Mukhriz delivered a blistering statement to say his ouster came because he criticised the Prime Minister on the 1MDB issue.
But truth be told, that was only a part of his problems. Mukhriz had a good people image and got off to a good start in 2013. He was able to say and do the right things.
He also played his part as the Islamic leader, donning a jubah and giving funds tosekolah pondokthat are a part of Kedah politics.
However, by his second year, the political grapevine was going on that he was a “part-time MB” who spent more time in Kuala Lumpur than Alor Setar.
Some of them labelled him a “billboard MB” because they only got to see him on billboards in the town.
He did not put enough time into party work and was unable to work with the Kedah party leaders.
One thing led to another and, finally, there was the political mutiny.
His glamorous wife Datin Seri Norzieta Zakaria, who continued to live in Kuala Lumpur, only started to look for a house to rent in Alor Setar the last few weeks but it was too late.
Mukhriz had lived in Seri Mentaloon, the official Mentri Besar residence.
He was the first mentri besar to do so and it was brave of him because there have been all sorts of spooky stories of spirits and demons in the grand colonial mansion.
It was not a lucky abode given the way things turned out.
Mukhriz’s argument that he would not step down because he has the people’s support does not really hold water.
If that was the case, PKR’s Tan Sri Khalid Ibrahim would still be Selangor mentri besar today.
The reality is that the party put him there as the mentri besar and if the party pulls out its support, his position as mentri besar becomes shaky.

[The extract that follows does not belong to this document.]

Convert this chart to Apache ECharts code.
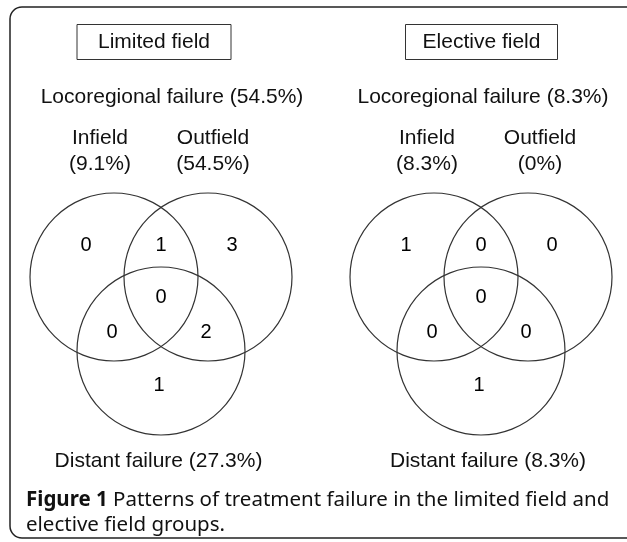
<!DOCTYPE html>
<html lang="en">
<head>
    <meta charset="UTF-8">
    <title>Patterns of treatment failure</title>
    <script src="https://cdn.jsdelivr.net/npm/echarts@6/dist/echarts.min.js"></script>
</head>
<body style="margin:0; background:#fff">
<div id="main" style="width: 627px; height: 542px"></div>
<script type="text/javascript">
    // data
    var groups = ['Limited field', 'Elective field'];
    var locoregional = [54.5, 8.3];
    var infield = [9.1, 8.3];
    var outfield = [54.5, 0];
    var distant = [27.3, 8.3];
    // region order: infield only, in+out, outfield only, all three, in+distant, out+distant, distant only
    var limitedCounts = [0, 1, 3, 0, 0, 2, 1];
    var electiveCounts = [1, 0, 0, 0, 0, 0, 1];
    var counts = [limitedCounts, electiveCounts];

    // layout (axis units = pixels, axes hidden)
    var panelX = [161, 481];
    var vennY = 277;
    var circleOffsets = [[-47, 0], [47, 0], [0, 74]];
    var radius = 84;
    var labelOffsets = [[-75, -32], [0, -32], [71, -32], [0, 20], [-49, 55], [45, 55], [-2, 108]];
    var titleX = [154, 481.5];
    var locoX = [172, 483];
    var inX = [100, 427];
    var outX = [213, 540];
    var distX = [158.5, 488];

    var font = '21px "Liberation Sans", Arial, sans-serif';
    var ink = '#111';

    function pct(v) { return '(' + v + '%)'; }

    var circleData = [];
    var countData = [];
    for (var g = 0; g < groups.length; g++) {
        circleOffsets.forEach(function (o) {
            circleData.push([panelX[g] + o[0], vennY + o[1], radius]);
        });
        labelOffsets.forEach(function (o, i) {
            countData.push([panelX[g] + o[0], vennY + o[1], counts[g][i]]);
        });
    }

    var graphic = [{
        type: 'rect',
        shape: {x: 10, y: 7, width: 640, height: 531, r: 12},
        style: {fill: 'none', stroke: '#222', lineWidth: 1.5}
    }];
    function addText(text, x, y) {
        graphic.push({
            type: 'text', x: x, y: y,
            style: {text: text, font: font, fill: ink, align: 'center', verticalAlign: 'middle'}
        });
    }
    var boxW = [154, 152];
    for (g = 0; g < groups.length; g++) {
        graphic.push({
            type: 'rect',
            shape: {x: titleX[g] - boxW[g] / 2, y: 24.5, width: boxW[g], height: 35},
            style: {fill: 'none', stroke: '#333', lineWidth: 1}
        });
        addText(groups[g], titleX[g], 42);
        addText('Locoregional failure ' + pct(locoregional[g]), locoX[g], 97);
        addText('Infield', inX[g], 138);
        addText(pct(infield[g]), inX[g], 164);
        addText('Outfield', outX[g], 138);
        addText(pct(outfield[g]), outX[g], 164);
        addText('Distant failure ' + pct(distant[g]), distX[g], 461);
    }
    graphic.push({
        type: 'text', x: 26, y: 488,
        style: {
            text: '{b|Figure 1} Patterns of treatment failure in the limited field and\nelective field groups.',
            font: '20.5px "Noto Sans", sans-serif',
            fill: ink,
            lineHeight: 25,
            rich: {b: {fontWeight: 'bold', fontSize: 20.5, fontFamily: 'Noto Sans', fill: ink}}
        }
    });

    var myChart = echarts.init(document.getElementById('main'));
    var option = {
        animation: false,
        backgroundColor: '#fff',
        grid: {left: 0, right: 0, top: 0, bottom: 0},
        xAxis: {type: 'value', min: 0, max: 627, show: false},
        yAxis: {type: 'value', min: 0, max: 542, inverse: true, show: false},
        graphic: graphic,
        series: [
            {
                type: 'custom',
                data: circleData,
                silent: true,
                renderItem: function (params, api) {
                    var c = api.coord([api.value(0), api.value(1)]);
                    var r = api.size([api.value(2), 0])[0];
                    return {
                        type: 'circle',
                        shape: {cx: c[0], cy: c[1], r: r},
                        style: {fill: 'none', stroke: '#333', lineWidth: 1.2}
                    };
                }
            },
            {
                type: 'scatter',
                data: countData,
                symbolSize: 1,
                silent: true,
                itemStyle: {opacity: 0},
                label: {
                    show: true,
                    position: 'inside',
                    formatter: function (p) { return p.value[2]; },
                    fontFamily: 'Liberation Sans',
                    fontSize: 20,
                    color: '#000',
                    opacity: 1
                }
            }
        ]
    };
    myChart.setOption(option);
</script>
</body>
</html>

In his case, he had lost the support of not only the Umno warlords in Kedah but also his own party president.
Tun Dr Siti Hasmah Mohd Ali, who flew in from Kuala Lumpur, was waiting for Mukhriz when he arrived at their old family home in Titi Gajah where friends and supporters had gathered.
It was quite an emotional moment when his mother consoled him with a hug.
The “big M”, as some Kedah reporters call Tun Dr Mahathir Mohamad, was not around but he later let go another scathing blog attack on the 1MDB issue.
Mukhriz had not told his family about the resignation and Dr Siti Hasmah apparently learnt about it only on Wednesday morning and phoned his staff for details.
The odd man out at the house was PAS MP for Pokok Sena Datuk Mahfuz Omar who seems to be trying to jump on any bandwagon available.
Umno members think he is seeking cheap publicity because he has been trying to be photographed alongside Mukhriz.
Suraya was also at the Titi Gajah house but only for a while.
The Prime Minister’s officers had blasted her: “You are here, you are there, you bang us from the front, from the back. What is going on with you?”
Suraya, who is a lawyer with connections to the Kedah Palace, said she wanted to do the right thing.
She said she had nothing personal against Ahmad Bashah. They are quite close and she had introduced Ahmad Bashah’s daughter to her future husband, a Pakistani, when the two families went for the umrah several years ago.
“I knew Mukhriz could not survive long. He never pressured me to support him, I did it because I felt it was the right thing. I never attended any of his gatherings or demonstrations, I did not go to his house to show support,” said Suraya.
Yesterday as Suraya left the Titi Gajah house, she told Mukhriz: “Thank you boss. I won’t be at the airport to send you off. My duty is done.”
Mukhriz, his mum and wife left Alor Setar for home via a Firefly flight at about 4.15pm yesterday. The journey ends here – for now.